When it comes to cannabis reform, lawmakers across the country will often point to lack of empirical research as reason not to legalize or decriminalize the drug. But that doesn’t necessarily mean marijuana laws are based on science, at least according to a report from the Global Commission on Drug Policy.
The report, which is titled “Classification Of Psychoactive Substances: When Science Was Left Behind,” calls for the reclassification of illegal drugs such as cannabis, heroin, cocaine, and more to better reflect the current positions of scientific literature and the community writ large. Those drugs were either evaluated 30 years ago or never evaluated at all, which thwarts the legitimacy of international drug control.

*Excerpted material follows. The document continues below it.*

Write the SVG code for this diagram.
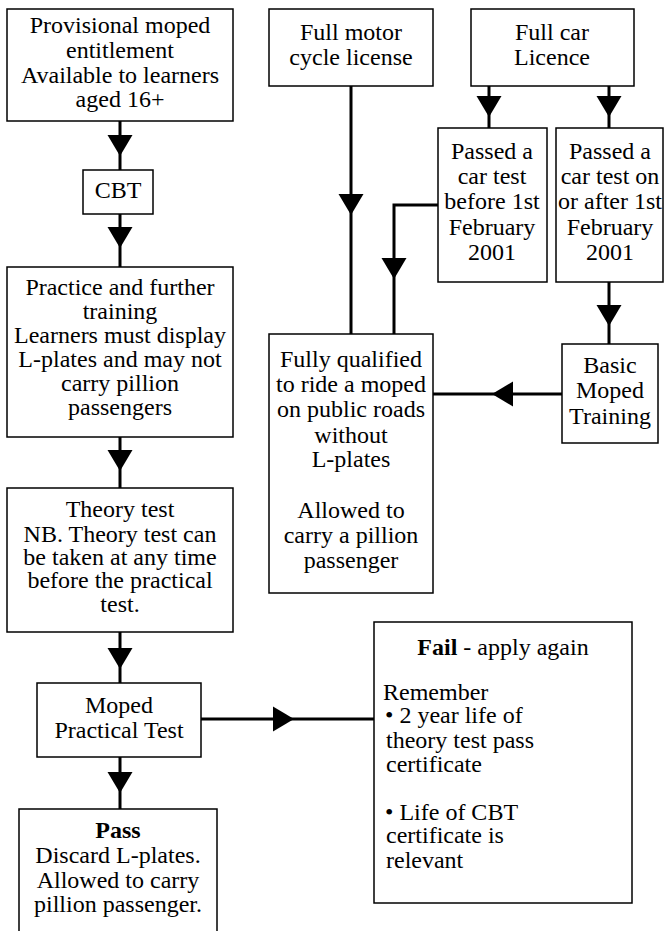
<svg xmlns="http://www.w3.org/2000/svg" width="664" height="931" viewBox="0 0 664 931">
<style>
.box{fill:#fff;stroke:#000;stroke-width:1.5}
text{font-family:'Liberation Serif','DejaVu Serif',serif;font-size:24px;fill:#000;text-anchor:middle}
text.l{text-anchor:start}
.c{fill:none;stroke:#000;stroke-width:3}
.h{fill:#000}
</style>
<defs>
<path id="ad" d="M-12.5,0 L12.5,0 L0,21 Z"/>
</defs>
<rect width="664" height="931" fill="#fff"/>
<g id="connectors">
<path class="c" d="M120,121V170M120,214V267M120,437V488M120,632V683M120,757V809M201,719H374"/>
<path class="c" d="M351,86V334M438,205H394V334M489,86V128M609,86V128M609,282V344M562,394H433"/>
<use href="#ad" class="h" x="120" y="135"/>
<use href="#ad" class="h" x="120" y="227"/>
<use href="#ad" class="h" x="120" y="450"/>
<use href="#ad" class="h" x="120" y="648"/>
<use href="#ad" class="h" x="120" y="772"/>
<use href="#ad" class="h" transform="translate(273,719) rotate(-90)"/>
<use href="#ad" class="h" x="351" y="194"/>
<use href="#ad" class="h" x="394" y="258"/>
<use href="#ad" class="h" x="489" y="96"/>
<use href="#ad" class="h" x="609" y="96"/>
<use href="#ad" class="h" x="609" y="305"/>
<use href="#ad" class="h" transform="translate(513,394) rotate(90)"/>
</g>
<g id="provisional">
<rect class="box" x="7" y="9" width="226" height="112"/>
<text font-family="Liberation Serif" x="120" y="33">Provisional moped</text>
<text font-family="Liberation Serif" x="120" y="58">entitlement</text>
<text font-family="Liberation Serif" x="120" y="83">Available to learners</text>
<text font-family="Liberation Serif" x="120" y="107">aged 16+</text>
</g>
<g id="cbt">
<rect class="box" x="83" y="170" width="70" height="44"/>
<text x="118" y="198">CBT</text>
</g>
<g id="practice">
<rect class="box" x="7" y="267" width="226" height="170"/>
<text x="120" y="295">Practice and further</text>
<text x="120" y="319">training</text>
<text x="120" y="343">Learners must display</text>
<text x="120" y="367">L-plates and may not</text>
<text x="120" y="391">carry pillion</text>
<text x="120" y="415">passengers</text>
</g>
<g id="theory">
<rect class="box" x="7" y="488" width="226" height="144"/>
<text x="120" y="517">Theory test</text>
<text x="120" y="542">NB. Theory test can</text>
<text x="120" y="565">be taken at any time</text>
<text x="120" y="588">before the practical</text>
<text x="120" y="612">test.</text>
</g>
<g id="practical">
<rect class="box" x="37" y="683" width="164" height="74"/>
<text x="119" y="713">Moped</text>
<text x="119" y="738">Practical Test</text>
</g>
<g id="pass">
<rect class="box" x="19" y="809" width="198" height="130"/>
<text x="118" y="838" font-weight="bold">Pass</text>
<text x="118" y="863">Discard L-plates.</text>
<text x="118" y="888">Allowed to carry</text>
<text x="118" y="912">pillion passenger.</text>
</g>
<g id="fail">
<rect class="box" x="374" y="622" width="258" height="281"/>
<text x="503" y="655"><tspan font-weight="bold">Fail</tspan> - apply again</text>
<text class="l" x="383" y="700">Remember</text>
<text class="l" x="385" y="723">• 2 year life of</text>
<text class="l" x="386" y="748">theory test pass</text>
<text class="l" x="386" y="772">certificate</text>
<text class="l" x="385" y="820">• Life of CBT</text>
<text class="l" x="386" y="843">certificate is</text>
<text class="l" x="386" y="868">relevant</text>
</g>
<g id="motorcycle">
<rect class="box" x="269" y="9" width="164" height="77"/>
<text x="351" y="40">Full motor</text>
<text x="351" y="65">cycle license</text>
</g>
<g id="car">
<rect class="box" x="471" y="9" width="163" height="77"/>
<text x="552" y="40">Full car</text>
<text x="552" y="65">Licence</text>
</g>
<g id="before">
<rect class="box" x="438" y="128" width="109" height="154"/>
<text x="492" y="159">Passed a</text>
<text x="492" y="184">car test</text>
<text x="492" y="209">before 1st</text>
<text x="492" y="235">February</text>
<text x="492" y="260">2001</text>
</g>
<g id="after">
<rect class="box" x="556" y="128" width="107" height="154"/>
<text x="610" y="159">Passed a</text>
<text x="610" y="184">car test on</text>
<text x="610" y="209">or after 1st</text>
<text x="610" y="235">February</text>
<text x="610" y="260">2001</text>
</g>
<g id="qualified">
<rect class="box" x="269" y="334" width="164" height="259"/>
<text x="351" y="367">Fully qualified</text>
<text x="351" y="392">to ride a moped</text>
<text x="351" y="417">on public roads</text>
<text x="351" y="443">without</text>
<text x="351" y="467">L-plates</text>
<text x="351" y="518">Allowed to</text>
<text x="351" y="543">carry a pillion</text>
<text x="351" y="568">passenger</text>
</g>
<g id="basic">
<rect class="box" x="562" y="344" width="96" height="99"/>
<text x="610" y="373">Basic</text>
<text x="610" y="398">Moped</text>
<text x="610" y="424">Training</text>
</g>
</svg>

“The international system to classify drugs is at the core of the drug control regime – and unfortunately the core is rotten,” Ruth Dreifuss, former president of Switzerland and chair of the commission,” told The Guardian.
The report also found that legal substances like alcohol and tobacco have more damaging to communities than illegal ones such as ecstasy and cocaine. In turn, the commission is urging governments from around the world to reclassify these illegal drugs as well as regulate the market for of otherwise illegal substances.
Decisions around scheduling, which typically classifies the availability and medical efficacy of the drug in question, have “become subjected to political considerations and an inherent bias” against substances like ecstasy and LSD, which was rated two of the least harmful drugs in the report. These substances have also demonstrated newfound medical capabilities, which should by the nature of the system, reconstitute the classification system.
Current drug control policies and prohibition are “arbitrary,” reads the report, and aren’t based on pharmacological research but historic precedent that overly relies upon “a presumed ‘good and evil’ distinction between legal and illegal drugs.” To overcome the negativity brought by the War on Drugs and these laws, the commission recommends “implementing a more rational policy of scheduling, controlling and regulating psychoactive drugs.”
The Global Commission on Drug Policy includes 14 ex-heads of states from around the world, with representation from countries like Mexico, Portugal, New Zealand, and Colombia.